Written task = From the first line of the data below, repeat each line exactly until you reach the line with "const yMR = d3.scaleLinear().domain([0, 6]).range([650.3, 425]);"; include that line too.
■ ■ ■ ■ ■
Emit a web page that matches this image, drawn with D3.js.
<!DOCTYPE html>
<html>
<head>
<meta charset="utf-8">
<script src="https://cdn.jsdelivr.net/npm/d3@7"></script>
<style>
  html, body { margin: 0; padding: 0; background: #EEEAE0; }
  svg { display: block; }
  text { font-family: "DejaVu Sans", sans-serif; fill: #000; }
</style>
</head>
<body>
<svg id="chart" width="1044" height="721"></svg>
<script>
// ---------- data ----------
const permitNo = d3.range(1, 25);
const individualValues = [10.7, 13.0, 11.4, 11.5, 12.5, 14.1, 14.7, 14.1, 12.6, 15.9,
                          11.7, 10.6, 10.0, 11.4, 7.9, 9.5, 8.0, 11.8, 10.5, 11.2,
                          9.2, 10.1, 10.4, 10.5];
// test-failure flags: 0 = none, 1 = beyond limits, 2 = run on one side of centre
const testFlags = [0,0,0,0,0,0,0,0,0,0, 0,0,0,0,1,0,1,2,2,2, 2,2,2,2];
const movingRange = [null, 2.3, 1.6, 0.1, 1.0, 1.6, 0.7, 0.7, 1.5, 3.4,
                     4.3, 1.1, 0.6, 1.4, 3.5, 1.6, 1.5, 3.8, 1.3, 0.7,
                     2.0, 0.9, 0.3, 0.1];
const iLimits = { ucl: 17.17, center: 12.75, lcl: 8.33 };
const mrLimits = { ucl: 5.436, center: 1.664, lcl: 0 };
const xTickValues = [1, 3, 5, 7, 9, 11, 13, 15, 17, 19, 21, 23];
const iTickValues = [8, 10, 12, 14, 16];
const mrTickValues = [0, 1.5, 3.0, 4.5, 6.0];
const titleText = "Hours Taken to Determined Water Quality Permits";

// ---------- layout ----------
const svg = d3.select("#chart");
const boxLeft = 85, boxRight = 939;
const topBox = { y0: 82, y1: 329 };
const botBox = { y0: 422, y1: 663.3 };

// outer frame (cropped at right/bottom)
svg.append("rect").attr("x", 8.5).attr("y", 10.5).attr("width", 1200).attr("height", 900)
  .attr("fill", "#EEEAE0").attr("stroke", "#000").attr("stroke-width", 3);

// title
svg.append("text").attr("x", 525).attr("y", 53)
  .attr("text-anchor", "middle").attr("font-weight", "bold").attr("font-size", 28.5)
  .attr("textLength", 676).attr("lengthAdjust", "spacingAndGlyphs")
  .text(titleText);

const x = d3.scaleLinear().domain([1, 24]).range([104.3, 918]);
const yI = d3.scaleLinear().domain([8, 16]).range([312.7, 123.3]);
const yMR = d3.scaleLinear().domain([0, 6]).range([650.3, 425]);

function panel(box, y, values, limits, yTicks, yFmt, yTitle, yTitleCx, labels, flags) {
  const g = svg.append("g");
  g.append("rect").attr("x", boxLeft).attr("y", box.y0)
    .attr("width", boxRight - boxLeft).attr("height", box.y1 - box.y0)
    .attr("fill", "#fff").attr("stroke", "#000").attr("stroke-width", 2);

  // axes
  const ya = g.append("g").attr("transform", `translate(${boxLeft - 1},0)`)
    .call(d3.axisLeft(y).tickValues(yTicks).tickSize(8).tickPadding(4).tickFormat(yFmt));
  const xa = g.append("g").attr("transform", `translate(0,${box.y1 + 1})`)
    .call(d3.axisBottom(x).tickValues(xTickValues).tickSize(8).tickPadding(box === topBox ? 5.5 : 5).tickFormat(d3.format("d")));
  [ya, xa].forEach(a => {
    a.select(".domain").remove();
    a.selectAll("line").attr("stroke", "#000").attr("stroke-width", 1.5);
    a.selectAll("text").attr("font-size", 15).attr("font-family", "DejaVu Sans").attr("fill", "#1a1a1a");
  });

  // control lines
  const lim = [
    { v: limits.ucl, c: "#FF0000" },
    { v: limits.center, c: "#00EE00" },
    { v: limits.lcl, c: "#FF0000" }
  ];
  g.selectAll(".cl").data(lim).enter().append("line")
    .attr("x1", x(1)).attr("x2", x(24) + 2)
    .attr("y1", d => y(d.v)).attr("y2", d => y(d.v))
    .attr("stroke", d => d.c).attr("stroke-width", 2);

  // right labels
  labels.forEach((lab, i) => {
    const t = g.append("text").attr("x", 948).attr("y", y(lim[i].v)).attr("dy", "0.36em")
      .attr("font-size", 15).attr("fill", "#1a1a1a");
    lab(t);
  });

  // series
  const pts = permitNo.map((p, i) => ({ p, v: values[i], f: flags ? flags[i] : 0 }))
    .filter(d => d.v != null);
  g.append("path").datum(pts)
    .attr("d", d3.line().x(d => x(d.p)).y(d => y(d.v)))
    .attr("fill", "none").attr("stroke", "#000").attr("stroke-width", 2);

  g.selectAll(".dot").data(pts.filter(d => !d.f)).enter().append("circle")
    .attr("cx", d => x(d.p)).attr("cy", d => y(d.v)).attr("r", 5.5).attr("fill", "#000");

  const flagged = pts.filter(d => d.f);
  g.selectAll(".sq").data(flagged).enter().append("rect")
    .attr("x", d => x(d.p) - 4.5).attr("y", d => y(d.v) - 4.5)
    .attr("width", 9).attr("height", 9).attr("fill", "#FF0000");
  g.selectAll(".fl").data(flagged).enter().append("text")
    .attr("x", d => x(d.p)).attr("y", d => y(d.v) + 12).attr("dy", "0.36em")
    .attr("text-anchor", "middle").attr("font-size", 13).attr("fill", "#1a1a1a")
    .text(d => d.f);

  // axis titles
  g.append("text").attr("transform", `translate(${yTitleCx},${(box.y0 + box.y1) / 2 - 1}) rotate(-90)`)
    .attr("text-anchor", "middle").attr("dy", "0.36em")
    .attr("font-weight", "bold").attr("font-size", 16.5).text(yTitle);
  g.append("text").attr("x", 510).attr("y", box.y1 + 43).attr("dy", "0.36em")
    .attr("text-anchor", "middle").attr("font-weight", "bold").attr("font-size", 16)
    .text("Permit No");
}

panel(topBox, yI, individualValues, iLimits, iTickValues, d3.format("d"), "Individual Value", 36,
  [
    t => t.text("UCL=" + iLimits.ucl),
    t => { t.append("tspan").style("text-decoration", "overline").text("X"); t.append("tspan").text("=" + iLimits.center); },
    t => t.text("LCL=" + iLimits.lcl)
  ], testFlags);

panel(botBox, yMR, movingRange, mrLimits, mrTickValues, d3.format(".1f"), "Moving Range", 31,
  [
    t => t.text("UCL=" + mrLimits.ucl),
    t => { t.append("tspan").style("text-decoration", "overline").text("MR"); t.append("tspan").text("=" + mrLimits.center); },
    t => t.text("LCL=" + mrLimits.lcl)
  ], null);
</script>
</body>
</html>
■ ■ ■ ■ ■
Written answer =
Emit a web page that matches this image, drawn with D3.js.
<!DOCTYPE html>
<html>
<head>
<meta charset="utf-8">
<script src="https://cdn.jsdelivr.net/npm/d3@7"></script>
<style>
  html, body { margin: 0; padding: 0; background: #EEEAE0; }
  svg { display: block; }
  text { font-family: "DejaVu Sans", sans-serif; fill: #000; }
</style>
</head>
<body>
<svg id="chart" width="1044" height="721"></svg>
<script>
// ---------- data ----------
const permitNo = d3.range(1, 25);
const individualValues = [10.7, 13.0, 11.4, 11.5, 12.5, 14.1, 14.7, 14.1, 12.6, 15.9,
                          11.7, 10.6, 10.0, 11.4, 7.9, 9.5, 8.0, 11.8, 10.5, 11.2,
                          9.2, 10.1, 10.4, 10.5];
// test-failure flags: 0 = none, 1 = beyond limits, 2 = run on one side of centre
const testFlags = [0,0,0,0,0,0,0,0,0,0, 0,0,0,0,1,0,1,2,2,2, 2,2,2,2];
const movingRange = [null, 2.3, 1.6, 0.1, 1.0, 1.6, 0.7, 0.7, 1.5, 3.4,
                     4.3, 1.1, 0.6, 1.4, 3.5, 1.6, 1.5, 3.8, 1.3, 0.7,
                     2.0, 0.9, 0.3, 0.1];
const iLimits = { ucl: 17.17, center: 12.75, lcl: 8.33 };
const mrLimits = { ucl: 5.436, center: 1.664, lcl: 0 };
const xTickValues = [1, 3, 5, 7, 9, 11, 13, 15, 17, 19, 21, 23];
const iTickValues = [8, 10, 12, 14, 16];
const mrTickValues = [0, 1.5, 3.0, 4.5, 6.0];
const titleText = "Hours Taken to Determined Water Quality Permits";

// ---------- layout ----------
const svg = d3.select("#chart");
const boxLeft = 85, boxRight = 939;
const topBox = { y0: 82, y1: 329 };
const botBox = { y0: 422, y1: 663.3 };

// outer frame (cropped at right/bottom)
svg.append("rect").attr("x", 8.5).attr("y", 10.5).attr("width", 1200).attr("height", 900)
  .attr("fill", "#EEEAE0").attr("stroke", "#000").attr("stroke-width", 3);

// title
svg.append("text").attr("x", 525).attr("y", 53)
  .attr("text-anchor", "middle").attr("font-weight", "bold").attr("font-size", 28.5)
  .attr("textLength", 676).attr("lengthAdjust", "spacingAndGlyphs")
  .text(titleText);

const x = d3.scaleLinear().domain([1, 24]).range([104.3, 918]);
const yI = d3.scaleLinear().domain([8, 16]).range([312.7, 123.3]);
const yMR = d3.scaleLinear().domain([0, 6]).range([650.3, 425]);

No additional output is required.